The Church celebrates another saint.  This time it is Saint John, Apostle and Evangelist, John who walked and talked with Jesus, who fell asleep in the garden, stayed with him at the cross, witnessed the transfiguration, recognised him as the Christ, was known as ‘the beloved disciple’.  John; whose words from the first chapter of his Gospel would have been read out in Churches around the world as the Christmas Gospel.  No shepherds, no angels, or star for magi to follow, no journey to Bethlehem or manger, but without a doubt the true story of Christmas.
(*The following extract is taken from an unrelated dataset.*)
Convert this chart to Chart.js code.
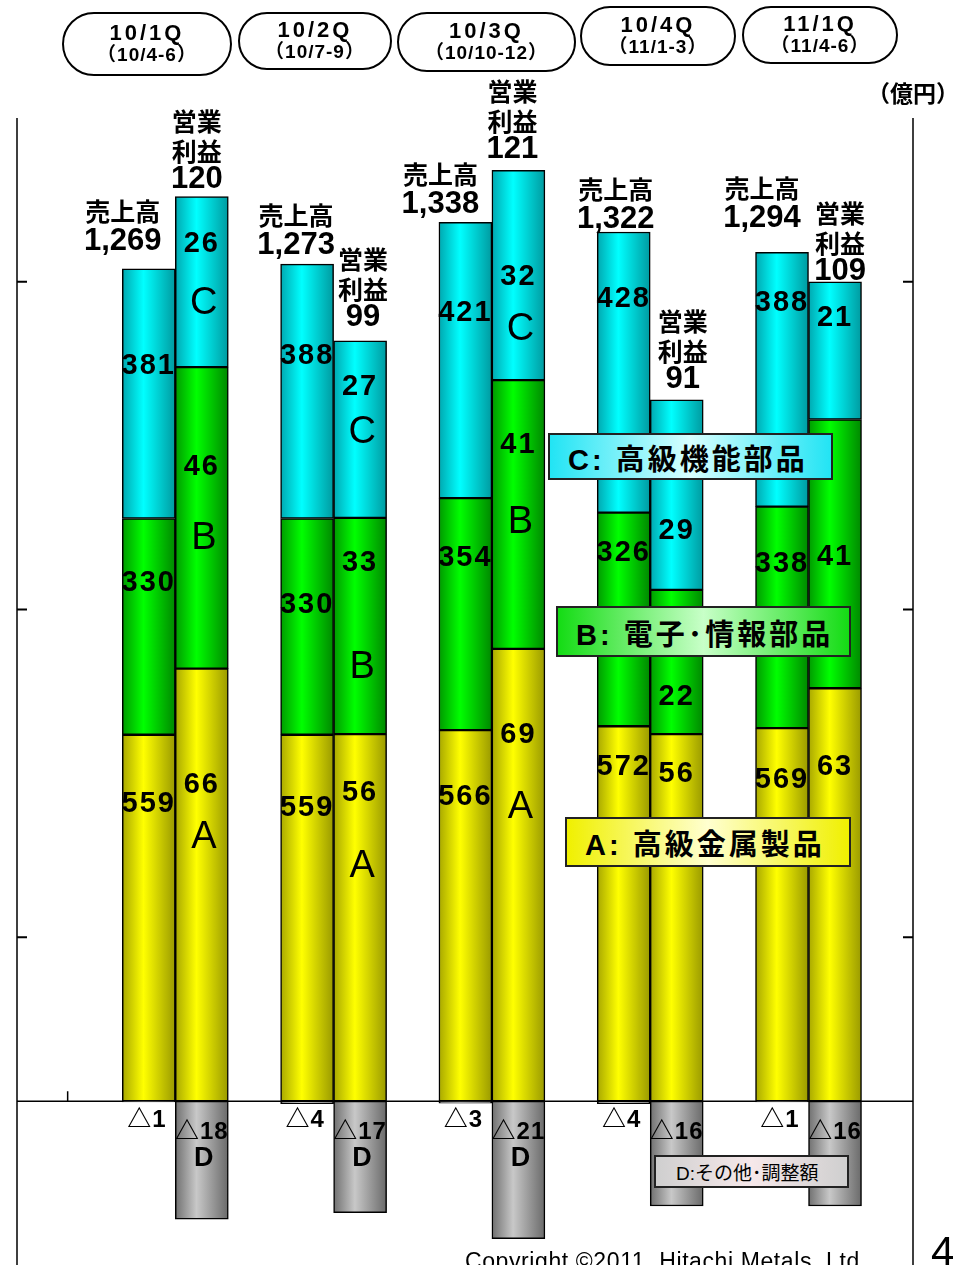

In the beginning was the Word, and the Word was with God, and the Word was God.  He was in the beginning with God.  All things came into being through him, and without him not one thing came into being. What has come into being in him was life, and the life was the light of all people.  The light shines in the darkness, and the darkness did not overcome it.  There was a man sent from God, whose name was John.  He came as a witness to testify to the light, so that all might believe through him.  He himself was not the light, but he came to testify to the light.  The true light, which enlightens everyone, was coming into the world.  He was in the world, and the world came into being through him; yet the world did not know him.  He came to what was his own, and his own people did not accept him.  But to all who received him, who believed in his name, he gave power to become children of God, who were born, not of blood or of the will of the flesh or of the will of man, but of God.  And the Word became flesh and lived among us, and we have seen his glory, the glory as of a father’s only son, full of grace and truth.